**Instructions to follow:** Retype the whole listing verbatim and keep the pictures out of it.

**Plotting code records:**
################

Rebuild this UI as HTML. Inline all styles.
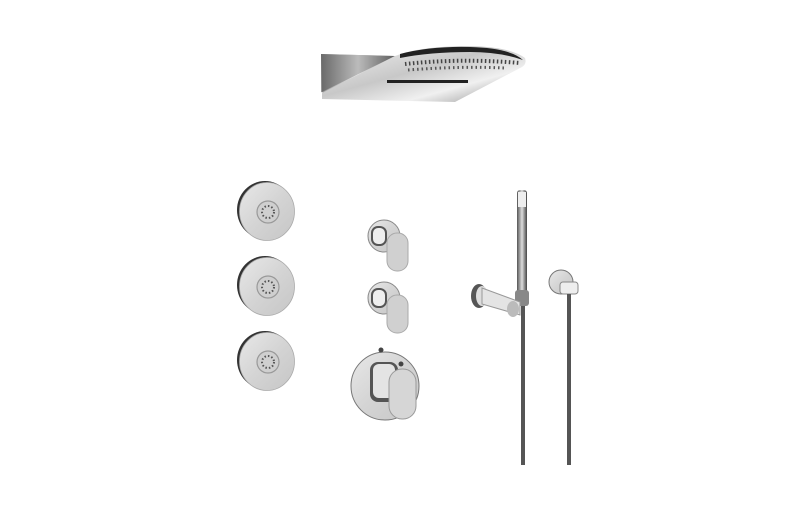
<!DOCTYPE html>
<html><head><style>html,body{margin:0;padding:0;background:#fff;}svg{display:block}</style></head>
<body>
<svg width="800" height="512" viewBox="0 0 800 512" xmlns="http://www.w3.org/2000/svg">
<defs>
<linearGradient id="m" x1="0" y1="0" x2="1" y2="1">
<stop offset="0" stop-color="#f4f4f4"/><stop offset="0.45" stop-color="#c8c8c8"/><stop offset="0.7" stop-color="#f0f0f0"/><stop offset="1" stop-color="#8a8a8a"/></linearGradient>
<linearGradient id="d" x1="0" y1="0" x2="1" y2="1">
<stop offset="0" stop-color="#e8e8e8"/><stop offset="0.5" stop-color="#d4d4d4"/><stop offset="1" stop-color="#c6c6c6"/></linearGradient>
<linearGradient id="h" x1="0" y1="0" x2="1" y2="0">
<stop offset="0" stop-color="#555"/><stop offset="0.5" stop-color="#ddd"/><stop offset="1" stop-color="#444"/></linearGradient>
<g id="jet">
<ellipse cx="-1" cy="-1" rx="28" ry="29" fill="#333"/>
<ellipse cx="1" cy="0.5" rx="27.5" ry="29" fill="url(#d)" stroke="#aaa" stroke-width="0.8"/>
<circle cx="2" cy="1" r="11" fill="#cfcfcf" stroke="#999" stroke-width="1.2"/>
<circle cx="2" cy="1" r="6" fill="none" stroke="#555" stroke-width="2" stroke-dasharray="1.5 2"/>
</g>
</defs>
<!-- rain head -->
<polygon points="321,54 395,56 322,92" fill="#888"/>
<polygon points="321,54 395,56 325,93 321,92" fill="url(#h)" opacity="0.6"/>
<path d="M395,56 Q420,46 470,46 Q510,47 525,58 Q527,64 522,67 L455,102 L322,99 L322,93 Z" fill="url(#m)"/>
<path d="M400,54 Q430,46 470,47 Q510,48 523,60 Q500,52 470,52 Q430,52 400,58 Z" fill="#222"/>
<path d="M405,64 Q460,58 520,63" stroke="#444" stroke-width="4" stroke-dasharray="1.5 2.5" fill="none"/>
<path d="M408,70 Q460,66 505,68" stroke="#555" stroke-width="3" stroke-dasharray="1.5 3" fill="none"/>
<rect x="387" y="80" width="81" height="3" fill="#222"/>
<!-- body jets -->
<use href="#jet" x="266" y="211"/>
<use href="#jet" x="266" y="286"/>
<use href="#jet" x="266" y="361"/>
<!-- valves -->
<g>
<circle cx="384" cy="236" r="16" fill="url(#d)" stroke="#888"/>
<rect x="371" y="226" width="16" height="20" rx="7" fill="#555"/>
<rect x="373" y="228" width="12" height="16" rx="5" fill="#eee"/>
<rect x="387" y="233" width="21" height="38" rx="10" fill="#d0d0d0" stroke="#aaa"/>
<circle cx="384" cy="298" r="16" fill="url(#d)" stroke="#888"/>
<rect x="371" y="288" width="16" height="20" rx="7" fill="#555"/>
<rect x="373" y="290" width="12" height="16" rx="5" fill="#eee"/>
<rect x="387" y="295" width="21" height="38" rx="10" fill="#d0d0d0" stroke="#aaa"/>
<circle cx="385" cy="386" r="34" fill="url(#d)" stroke="#777"/>
<rect x="370" y="362" width="28" height="40" rx="8" fill="#555"/>
<rect x="373" y="364" width="22" height="34" rx="6" fill="#e4e4e4"/>
<rect x="389" y="369" width="27" height="50" rx="13" fill="#d6d6d6" stroke="#999"/>
<circle cx="381" cy="350" r="2.5" fill="#444"/>
<circle cx="401" cy="364" r="2.5" fill="#444"/>
</g>
<!-- hand shower -->
<rect x="517" y="190" width="10" height="110" rx="3" fill="url(#h)"/>
<rect x="518" y="192" width="8" height="15" fill="#eee"/>
<rect x="521" y="300" width="4" height="165" fill="#555"/>
<rect x="515" y="290" width="14" height="16" rx="3" fill="#888"/>
<ellipse cx="479" cy="296" rx="8" ry="12" fill="#555"/>
<ellipse cx="482" cy="296" rx="6" ry="10" fill="#ddd"/>
<polygon points="482,288 520,302 520,315 482,304" fill="#e4e4e4" stroke="#999"/>
<ellipse cx="513" cy="309" rx="6" ry="8" fill="#bbb"/>
<!-- wall outlet -->
<circle cx="561" cy="282" r="12" fill="url(#d)" stroke="#777"/>
<rect x="560" y="282" width="18" height="12" rx="3" fill="#eee" stroke="#888"/>
<rect x="567" y="294" width="4" height="171" fill="#555"/>
</svg>
</body></html>
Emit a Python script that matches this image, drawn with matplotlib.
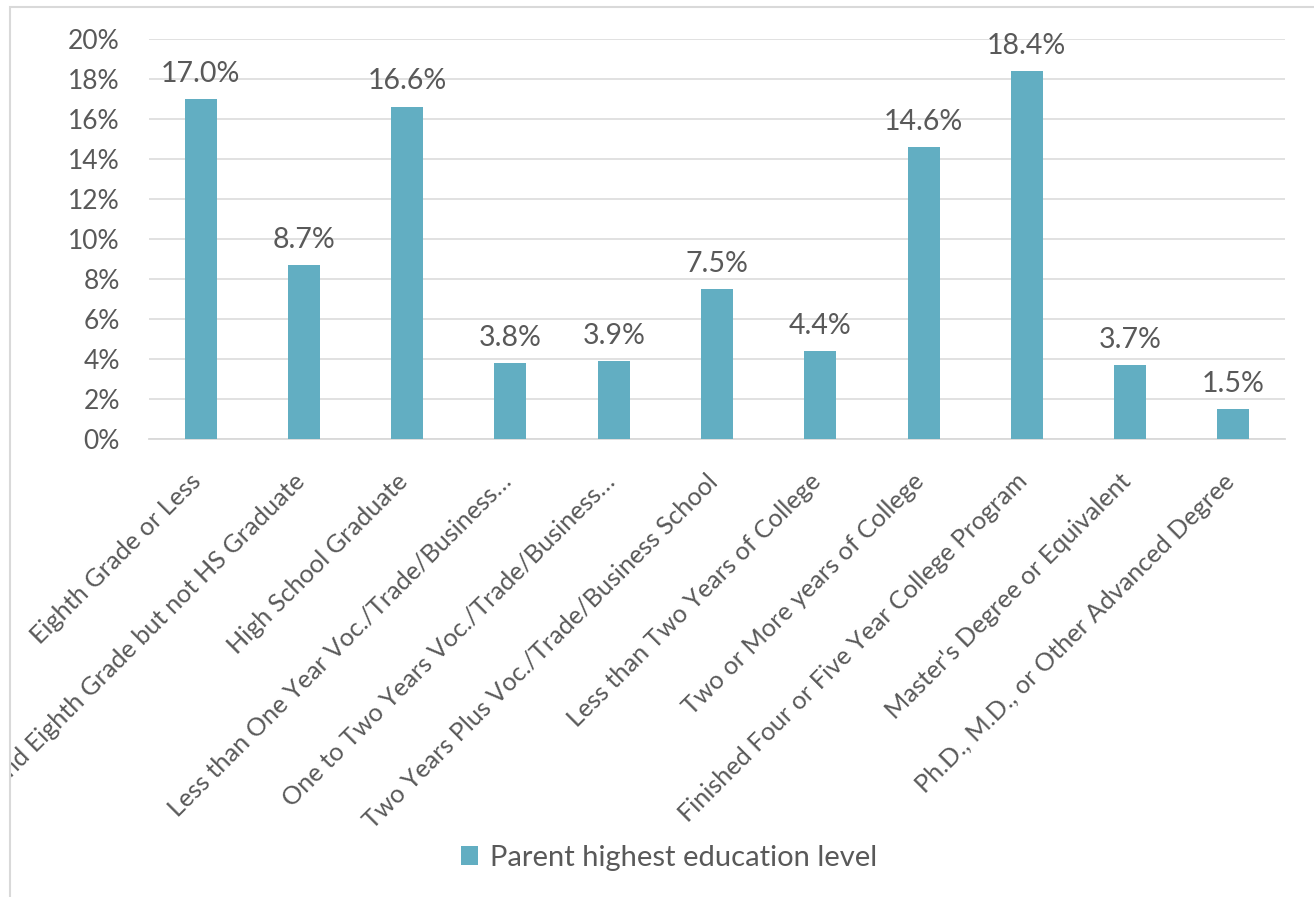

################

**Full solution:**
Rebuild this UI as HTML. Inline all styles.
<!DOCTYPE html>
<html><head><style>html,body{margin:0;padding:0;background:#fff;}svg{display:block}</style></head>
<body>
<svg width="800" height="512" viewBox="0 0 800 512" xmlns="http://www.w3.org/2000/svg">
<defs>
<linearGradient id="m" x1="0" y1="0" x2="1" y2="1">
<stop offset="0" stop-color="#f4f4f4"/><stop offset="0.45" stop-color="#c8c8c8"/><stop offset="0.7" stop-color="#f0f0f0"/><stop offset="1" stop-color="#8a8a8a"/></linearGradient>
<linearGradient id="d" x1="0" y1="0" x2="1" y2="1">
<stop offset="0" stop-color="#e8e8e8"/><stop offset="0.5" stop-color="#d4d4d4"/><stop offset="1" stop-color="#c6c6c6"/></linearGradient>
<linearGradient id="h" x1="0" y1="0" x2="1" y2="0">
<stop offset="0" stop-color="#555"/><stop offset="0.5" stop-color="#ddd"/><stop offset="1" stop-color="#444"/></linearGradient>
<g id="jet">
<ellipse cx="-1" cy="-1" rx="28" ry="29" fill="#333"/>
<ellipse cx="1" cy="0.5" rx="27.5" ry="29" fill="url(#d)" stroke="#aaa" stroke-width="0.8"/>
<circle cx="2" cy="1" r="11" fill="#cfcfcf" stroke="#999" stroke-width="1.2"/>
<circle cx="2" cy="1" r="6" fill="none" stroke="#555" stroke-width="2" stroke-dasharray="1.5 2"/>
</g>
</defs>
<!-- rain head -->
<polygon points="321,54 395,56 322,92" fill="#888"/>
<polygon points="321,54 395,56 325,93 321,92" fill="url(#h)" opacity="0.6"/>
<path d="M395,56 Q420,46 470,46 Q510,47 525,58 Q527,64 522,67 L455,102 L322,99 L322,93 Z" fill="url(#m)"/>
<path d="M400,54 Q430,46 470,47 Q510,48 523,60 Q500,52 470,52 Q430,52 400,58 Z" fill="#222"/>
<path d="M405,64 Q460,58 520,63" stroke="#444" stroke-width="4" stroke-dasharray="1.5 2.5" fill="none"/>
<path d="M408,70 Q460,66 505,68" stroke="#555" stroke-width="3" stroke-dasharray="1.5 3" fill="none"/>
<rect x="387" y="80" width="81" height="3" fill="#222"/>
<!-- body jets -->
<use href="#jet" x="266" y="211"/>
<use href="#jet" x="266" y="286"/>
<use href="#jet" x="266" y="361"/>
<!-- valves -->
<g>
<circle cx="384" cy="236" r="16" fill="url(#d)" stroke="#888"/>
<rect x="371" y="226" width="16" height="20" rx="7" fill="#555"/>
<rect x="373" y="228" width="12" height="16" rx="5" fill="#eee"/>
<rect x="387" y="233" width="21" height="38" rx="10" fill="#d0d0d0" stroke="#aaa"/>
<circle cx="384" cy="298" r="16" fill="url(#d)" stroke="#888"/>
<rect x="371" y="288" width="16" height="20" rx="7" fill="#555"/>
<rect x="373" y="290" width="12" height="16" rx="5" fill="#eee"/>
<rect x="387" y="295" width="21" height="38" rx="10" fill="#d0d0d0" stroke="#aaa"/>
<circle cx="385" cy="386" r="34" fill="url(#d)" stroke="#777"/>
<rect x="370" y="362" width="28" height="40" rx="8" fill="#555"/>
<rect x="373" y="364" width="22" height="34" rx="6" fill="#e4e4e4"/>
<rect x="389" y="369" width="27" height="50" rx="13" fill="#d6d6d6" stroke="#999"/>
<circle cx="381" cy="350" r="2.5" fill="#444"/>
<circle cx="401" cy="364" r="2.5" fill="#444"/>
</g>
<!-- hand shower -->
<rect x="517" y="190" width="10" height="110" rx="3" fill="url(#h)"/>
<rect x="518" y="192" width="8" height="15" fill="#eee"/>
<rect x="521" y="300" width="4" height="165" fill="#555"/>
<rect x="515" y="290" width="14" height="16" rx="3" fill="#888"/>
<ellipse cx="479" cy="296" rx="8" ry="12" fill="#555"/>
<ellipse cx="482" cy="296" rx="6" ry="10" fill="#ddd"/>
<polygon points="482,288 520,302 520,315 482,304" fill="#e4e4e4" stroke="#999"/>
<ellipse cx="513" cy="309" rx="6" ry="8" fill="#bbb"/>
<!-- wall outlet -->
<circle cx="561" cy="282" r="12" fill="url(#d)" stroke="#777"/>
<rect x="560" y="282" width="18" height="12" rx="3" fill="#eee" stroke="#888"/>
<rect x="567" y="294" width="4" height="171" fill="#555"/>
</svg>
</body></html>
Emit a Python script that matches this image, drawn with matplotlib.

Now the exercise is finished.